**Data supplied:**
(begin)
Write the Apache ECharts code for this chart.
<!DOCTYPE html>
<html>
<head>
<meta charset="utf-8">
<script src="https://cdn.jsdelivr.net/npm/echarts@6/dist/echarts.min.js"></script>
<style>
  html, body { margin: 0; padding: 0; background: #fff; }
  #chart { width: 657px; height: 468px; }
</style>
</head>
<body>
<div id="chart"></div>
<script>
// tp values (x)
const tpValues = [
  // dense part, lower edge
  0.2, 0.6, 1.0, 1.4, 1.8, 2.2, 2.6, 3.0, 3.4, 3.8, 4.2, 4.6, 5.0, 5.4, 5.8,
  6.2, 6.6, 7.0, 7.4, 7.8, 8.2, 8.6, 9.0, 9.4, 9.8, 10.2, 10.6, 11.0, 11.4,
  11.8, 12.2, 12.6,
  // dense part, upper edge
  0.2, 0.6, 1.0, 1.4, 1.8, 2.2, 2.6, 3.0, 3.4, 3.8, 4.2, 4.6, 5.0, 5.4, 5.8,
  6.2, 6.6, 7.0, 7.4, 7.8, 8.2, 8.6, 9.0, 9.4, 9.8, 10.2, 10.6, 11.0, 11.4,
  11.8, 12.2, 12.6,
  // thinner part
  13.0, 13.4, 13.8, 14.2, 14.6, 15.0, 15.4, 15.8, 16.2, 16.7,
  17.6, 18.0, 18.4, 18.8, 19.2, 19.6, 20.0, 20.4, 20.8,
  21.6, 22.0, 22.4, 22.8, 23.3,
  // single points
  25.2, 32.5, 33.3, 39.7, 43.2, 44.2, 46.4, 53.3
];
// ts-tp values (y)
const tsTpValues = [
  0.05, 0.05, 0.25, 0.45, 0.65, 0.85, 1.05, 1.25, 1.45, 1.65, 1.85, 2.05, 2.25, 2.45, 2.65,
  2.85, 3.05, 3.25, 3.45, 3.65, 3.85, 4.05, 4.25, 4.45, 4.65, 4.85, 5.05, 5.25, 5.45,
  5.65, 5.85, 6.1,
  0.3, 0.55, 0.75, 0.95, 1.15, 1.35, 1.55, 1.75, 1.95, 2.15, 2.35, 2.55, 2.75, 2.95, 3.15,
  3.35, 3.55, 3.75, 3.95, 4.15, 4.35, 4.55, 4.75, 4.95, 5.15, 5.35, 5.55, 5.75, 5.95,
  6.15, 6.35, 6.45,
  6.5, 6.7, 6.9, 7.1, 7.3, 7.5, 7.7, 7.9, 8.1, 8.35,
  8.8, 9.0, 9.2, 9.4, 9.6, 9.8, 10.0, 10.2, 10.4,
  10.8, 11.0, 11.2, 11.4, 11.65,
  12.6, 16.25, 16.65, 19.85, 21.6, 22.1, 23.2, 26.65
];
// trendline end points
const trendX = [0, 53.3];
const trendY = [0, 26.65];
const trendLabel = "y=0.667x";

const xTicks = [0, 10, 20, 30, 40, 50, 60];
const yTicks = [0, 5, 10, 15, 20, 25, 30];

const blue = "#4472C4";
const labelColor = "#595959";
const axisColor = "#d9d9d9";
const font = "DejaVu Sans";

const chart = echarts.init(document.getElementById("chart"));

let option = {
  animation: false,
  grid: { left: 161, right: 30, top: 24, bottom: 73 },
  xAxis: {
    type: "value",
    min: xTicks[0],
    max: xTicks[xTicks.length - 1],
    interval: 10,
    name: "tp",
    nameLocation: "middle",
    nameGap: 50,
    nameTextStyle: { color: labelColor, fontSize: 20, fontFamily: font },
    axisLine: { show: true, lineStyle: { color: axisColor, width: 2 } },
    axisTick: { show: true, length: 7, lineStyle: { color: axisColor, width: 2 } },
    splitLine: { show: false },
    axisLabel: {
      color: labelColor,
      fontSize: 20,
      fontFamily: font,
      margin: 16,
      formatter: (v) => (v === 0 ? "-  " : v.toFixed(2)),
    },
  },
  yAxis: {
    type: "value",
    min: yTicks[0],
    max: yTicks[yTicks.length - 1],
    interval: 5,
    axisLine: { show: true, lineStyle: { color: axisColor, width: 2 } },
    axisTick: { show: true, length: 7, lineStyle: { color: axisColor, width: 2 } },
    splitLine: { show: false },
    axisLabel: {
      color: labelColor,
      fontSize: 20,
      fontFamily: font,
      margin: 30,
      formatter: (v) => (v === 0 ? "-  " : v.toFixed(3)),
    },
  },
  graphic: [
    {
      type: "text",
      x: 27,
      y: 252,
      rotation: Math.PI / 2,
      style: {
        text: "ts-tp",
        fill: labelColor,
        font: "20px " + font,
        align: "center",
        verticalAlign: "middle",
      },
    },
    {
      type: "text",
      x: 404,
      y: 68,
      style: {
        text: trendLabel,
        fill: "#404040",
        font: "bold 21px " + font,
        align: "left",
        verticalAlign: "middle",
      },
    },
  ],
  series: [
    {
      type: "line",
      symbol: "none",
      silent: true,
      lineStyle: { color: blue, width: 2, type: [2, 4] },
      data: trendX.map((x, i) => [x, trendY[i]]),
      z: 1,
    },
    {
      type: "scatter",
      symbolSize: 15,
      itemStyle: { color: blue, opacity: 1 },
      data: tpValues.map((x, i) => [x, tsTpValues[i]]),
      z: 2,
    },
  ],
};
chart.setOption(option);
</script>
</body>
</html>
(end)
(begin)
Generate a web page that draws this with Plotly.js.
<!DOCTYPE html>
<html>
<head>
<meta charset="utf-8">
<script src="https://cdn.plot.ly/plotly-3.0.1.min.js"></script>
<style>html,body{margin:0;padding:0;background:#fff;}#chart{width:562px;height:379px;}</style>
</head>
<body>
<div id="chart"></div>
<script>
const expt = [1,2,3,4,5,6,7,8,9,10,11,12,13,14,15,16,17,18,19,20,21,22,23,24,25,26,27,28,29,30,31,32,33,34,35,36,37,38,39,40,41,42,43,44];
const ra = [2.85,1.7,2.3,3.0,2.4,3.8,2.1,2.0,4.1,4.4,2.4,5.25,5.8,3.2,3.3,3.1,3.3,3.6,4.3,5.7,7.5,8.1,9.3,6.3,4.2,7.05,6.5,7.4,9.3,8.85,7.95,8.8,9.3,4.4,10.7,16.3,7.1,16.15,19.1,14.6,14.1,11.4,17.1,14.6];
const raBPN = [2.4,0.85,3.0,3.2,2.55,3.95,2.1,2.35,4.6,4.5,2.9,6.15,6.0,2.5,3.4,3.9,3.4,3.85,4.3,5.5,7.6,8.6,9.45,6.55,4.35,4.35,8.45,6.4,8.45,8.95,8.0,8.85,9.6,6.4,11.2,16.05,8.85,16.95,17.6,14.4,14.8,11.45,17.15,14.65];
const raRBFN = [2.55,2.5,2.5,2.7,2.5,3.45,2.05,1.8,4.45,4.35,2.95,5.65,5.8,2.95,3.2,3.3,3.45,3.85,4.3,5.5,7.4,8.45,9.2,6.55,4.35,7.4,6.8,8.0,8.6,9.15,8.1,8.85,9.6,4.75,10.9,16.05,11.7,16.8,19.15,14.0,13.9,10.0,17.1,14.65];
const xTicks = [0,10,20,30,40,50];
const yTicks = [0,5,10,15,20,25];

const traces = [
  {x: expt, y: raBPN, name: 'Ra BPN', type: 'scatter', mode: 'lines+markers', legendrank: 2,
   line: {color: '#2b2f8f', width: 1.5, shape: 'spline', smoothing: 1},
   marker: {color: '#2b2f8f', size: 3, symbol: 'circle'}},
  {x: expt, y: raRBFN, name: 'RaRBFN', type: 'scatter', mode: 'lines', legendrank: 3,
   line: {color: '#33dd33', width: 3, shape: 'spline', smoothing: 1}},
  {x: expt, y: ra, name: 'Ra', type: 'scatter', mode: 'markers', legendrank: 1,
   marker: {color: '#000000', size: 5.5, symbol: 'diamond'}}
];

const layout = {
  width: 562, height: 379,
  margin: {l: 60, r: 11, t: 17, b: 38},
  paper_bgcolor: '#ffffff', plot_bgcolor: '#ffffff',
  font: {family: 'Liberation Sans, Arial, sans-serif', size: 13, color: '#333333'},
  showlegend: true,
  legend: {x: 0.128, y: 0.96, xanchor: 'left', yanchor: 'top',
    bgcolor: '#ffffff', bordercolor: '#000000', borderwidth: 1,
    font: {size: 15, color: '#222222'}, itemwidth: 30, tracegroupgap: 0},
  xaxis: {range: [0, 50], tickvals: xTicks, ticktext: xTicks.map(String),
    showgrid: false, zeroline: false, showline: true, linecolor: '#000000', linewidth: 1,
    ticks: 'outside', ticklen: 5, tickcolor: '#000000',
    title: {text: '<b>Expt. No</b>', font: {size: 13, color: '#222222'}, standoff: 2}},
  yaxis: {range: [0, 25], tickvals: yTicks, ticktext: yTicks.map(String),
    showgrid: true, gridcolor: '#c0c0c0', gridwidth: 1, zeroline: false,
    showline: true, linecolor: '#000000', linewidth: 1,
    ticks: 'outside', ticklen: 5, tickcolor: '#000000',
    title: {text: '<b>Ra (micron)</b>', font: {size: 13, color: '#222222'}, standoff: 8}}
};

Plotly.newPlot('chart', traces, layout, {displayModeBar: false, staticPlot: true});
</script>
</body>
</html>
(end)
**Set task:**
Using the listing above, pull out all lines that hold the word "this".

**Correct result:**
Write the Apache ECharts code for this chart.
Generate a web page that draws this with Plotly.js.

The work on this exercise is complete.